The liberation struggle also has the class struggle dimension; so much avoided by most of our post-colonial governing leadership – not least the selfish acquisitive revolutionaries among those fronting Zanu PF leadership today.
The land reform program gave us social justice on one hand and terrestrial kleptomaniacs on the other. No doubt we have a social justice that corrected unjust colonial land occupation by what now seems to be an equally unjust post-colonial land reclamation on the part of those who seem to have amassed immeasurable tracts of colonially stolen land on our collective behalf.
Our struggle against colonialism was a resounding success in its achieving of independence, but that independence has not and cannot become a reality without the winning of the subsequent battles against neo-colonialism, imperialism, racism and class exploitation.
This is the struggle that must preoccupy Zanu PF, not the meaningless factional politicking we see today.
Zimbabwe, like any other country, mirrors the broader image of the world – a place made up two antagonistic camps: the camp of the exploiters and the camp of the exploited. We cannot condone or exalt the black exploiter as a measure of improvement from yesteryear’s white oppressor, and those black wealth accumulators who believe a black camp of exploiters is holier than a white one must be put in their place by public wrath.
In principle, every liberation struggle must be a struggle in the interest of the people, and it should form part of the camp of the exploited. But what happens when powerful politicians who have become so addicted to acquisition hijack a national struggle to the extent that they even believe it makes sense to privatize the ownership of the struggle itself? It is a tragedy.
Indeed, President Mugabe has, on countless occasions, called for zero tolerance to corruption. We know we cannot eradicate corruption by simply declaring, “let there be no corruption”. What we need to see is the strengthening of the democratic institutions that we have constitutionally mandated with the duty of fostering accountability.
The figure $15 billion dollars as money looted from our diamond industry might be hard to sell from the viewpoint of evidence and economic projections, but there is no denying that the industry has been running corruptly, and there is no denial that the country has not meaningfully benefited from the lucrative venture.
Not so long ago we had a grand exposure of egregious corruption in our Parastatals, and literally every single one of them is insolvent at the moment, trading illegally from the strict viewpoint of bankruptcy laws. It is sad that hardly anyone has ever been held accountable for this decline.

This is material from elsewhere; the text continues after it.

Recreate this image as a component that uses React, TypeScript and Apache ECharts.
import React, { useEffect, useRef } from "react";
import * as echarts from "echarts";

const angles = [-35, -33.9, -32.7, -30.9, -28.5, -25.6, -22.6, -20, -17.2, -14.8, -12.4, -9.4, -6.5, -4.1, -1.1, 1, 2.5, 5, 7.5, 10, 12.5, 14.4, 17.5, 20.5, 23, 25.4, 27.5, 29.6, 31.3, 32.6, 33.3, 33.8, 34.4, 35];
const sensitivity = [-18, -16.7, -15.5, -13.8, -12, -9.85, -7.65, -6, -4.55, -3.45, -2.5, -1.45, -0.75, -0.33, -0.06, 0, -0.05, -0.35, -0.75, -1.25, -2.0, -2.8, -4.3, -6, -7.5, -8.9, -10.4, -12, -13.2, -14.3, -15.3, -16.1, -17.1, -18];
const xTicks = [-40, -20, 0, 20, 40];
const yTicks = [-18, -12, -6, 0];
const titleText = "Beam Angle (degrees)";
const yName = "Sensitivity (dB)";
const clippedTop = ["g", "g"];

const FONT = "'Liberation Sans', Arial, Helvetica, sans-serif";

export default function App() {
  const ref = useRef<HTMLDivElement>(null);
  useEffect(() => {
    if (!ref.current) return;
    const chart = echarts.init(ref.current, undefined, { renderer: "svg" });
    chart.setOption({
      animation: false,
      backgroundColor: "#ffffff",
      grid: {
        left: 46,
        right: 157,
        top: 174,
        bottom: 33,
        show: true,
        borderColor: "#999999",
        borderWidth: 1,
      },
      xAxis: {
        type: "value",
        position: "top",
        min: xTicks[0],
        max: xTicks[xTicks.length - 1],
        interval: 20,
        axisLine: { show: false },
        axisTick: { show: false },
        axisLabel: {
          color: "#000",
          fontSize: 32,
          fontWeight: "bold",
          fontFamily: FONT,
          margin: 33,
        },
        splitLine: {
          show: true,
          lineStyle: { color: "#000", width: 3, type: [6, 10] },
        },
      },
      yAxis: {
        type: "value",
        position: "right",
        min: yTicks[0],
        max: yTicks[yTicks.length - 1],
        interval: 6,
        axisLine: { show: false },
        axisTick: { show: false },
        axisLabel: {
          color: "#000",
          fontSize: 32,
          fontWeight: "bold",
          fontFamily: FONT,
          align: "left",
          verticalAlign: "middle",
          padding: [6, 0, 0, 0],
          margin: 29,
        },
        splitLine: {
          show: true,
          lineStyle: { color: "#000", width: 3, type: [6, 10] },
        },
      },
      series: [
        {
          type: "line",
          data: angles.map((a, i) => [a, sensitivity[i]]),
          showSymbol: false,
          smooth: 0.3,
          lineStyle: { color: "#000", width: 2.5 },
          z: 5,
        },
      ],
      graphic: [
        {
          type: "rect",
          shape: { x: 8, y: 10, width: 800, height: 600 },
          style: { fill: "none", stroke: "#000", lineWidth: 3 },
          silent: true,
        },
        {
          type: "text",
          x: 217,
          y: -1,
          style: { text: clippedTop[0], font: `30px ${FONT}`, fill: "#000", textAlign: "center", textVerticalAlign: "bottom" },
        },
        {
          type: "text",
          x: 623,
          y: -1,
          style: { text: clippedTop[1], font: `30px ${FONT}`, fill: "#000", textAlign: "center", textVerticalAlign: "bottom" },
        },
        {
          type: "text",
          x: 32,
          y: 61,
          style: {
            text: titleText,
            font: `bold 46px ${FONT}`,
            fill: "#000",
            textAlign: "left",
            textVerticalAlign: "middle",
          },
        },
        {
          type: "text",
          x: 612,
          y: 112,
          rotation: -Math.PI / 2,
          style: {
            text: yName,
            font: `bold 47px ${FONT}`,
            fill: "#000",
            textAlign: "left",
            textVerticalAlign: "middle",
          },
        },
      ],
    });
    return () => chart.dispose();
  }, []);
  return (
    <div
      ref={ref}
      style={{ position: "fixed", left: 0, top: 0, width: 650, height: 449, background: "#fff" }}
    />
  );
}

We have seen President Zuma held accountable for Nkandla in South Africa, and important to that development has been the role of institutions of accountability, particularly the courts and the Public Protector’s office.
We would go far in development if we allowed transparent land audits, and we need meritorious supporting of the indigenous entrepreneur. Politicisation of public policy will not meaningfully build a nation.

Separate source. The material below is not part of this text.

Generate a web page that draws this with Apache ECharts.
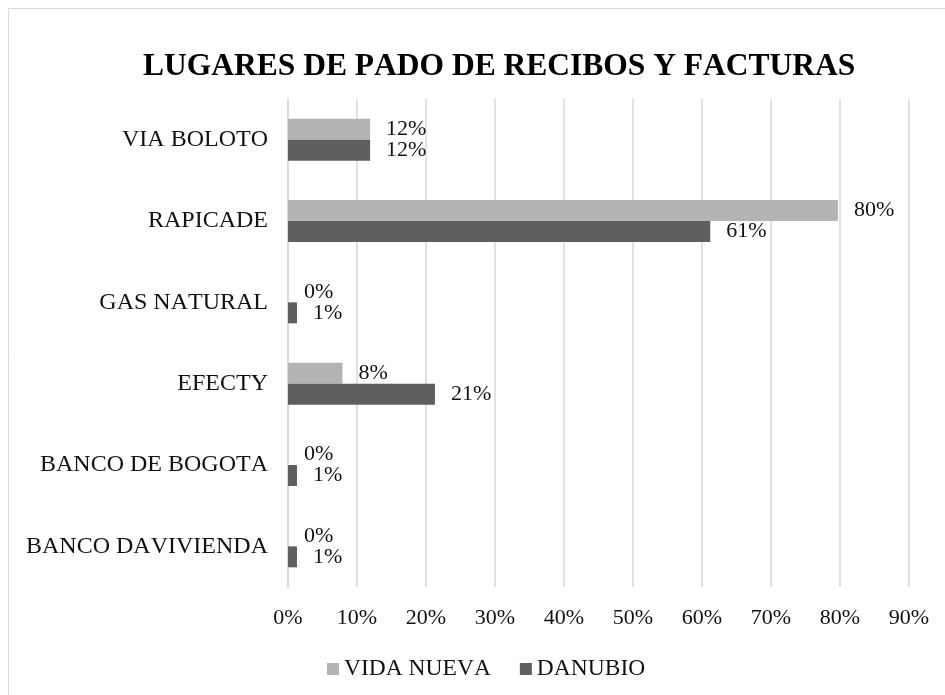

The struggle against imperialism cannot be waged meaningfully from the bondage we have entangled ourselves in – the self-inflicted slavery at the hands of those who must be our comrades.
This column has a moral duty to bring to its readership the feelings of the poor of post-colonial Africa – the poor of Zimbabwe. It seeks to explain the thinking of all those who, in childhood or in mere adult naivety, once proclaimed fanatically that the colonial liberation struggle was in itself a force with which colonialism, neocolonialism, imperialism, racism and class exploitation could be confronted, and that the land revolution and the indigenisation policy were a rumbling force akin to a volcano that would in no time send poverty packing from Zimbabwe’s homesteads, that way enriching every patriot while condemning to the fires of hell the injustices of an evil world under the grip of imperialism.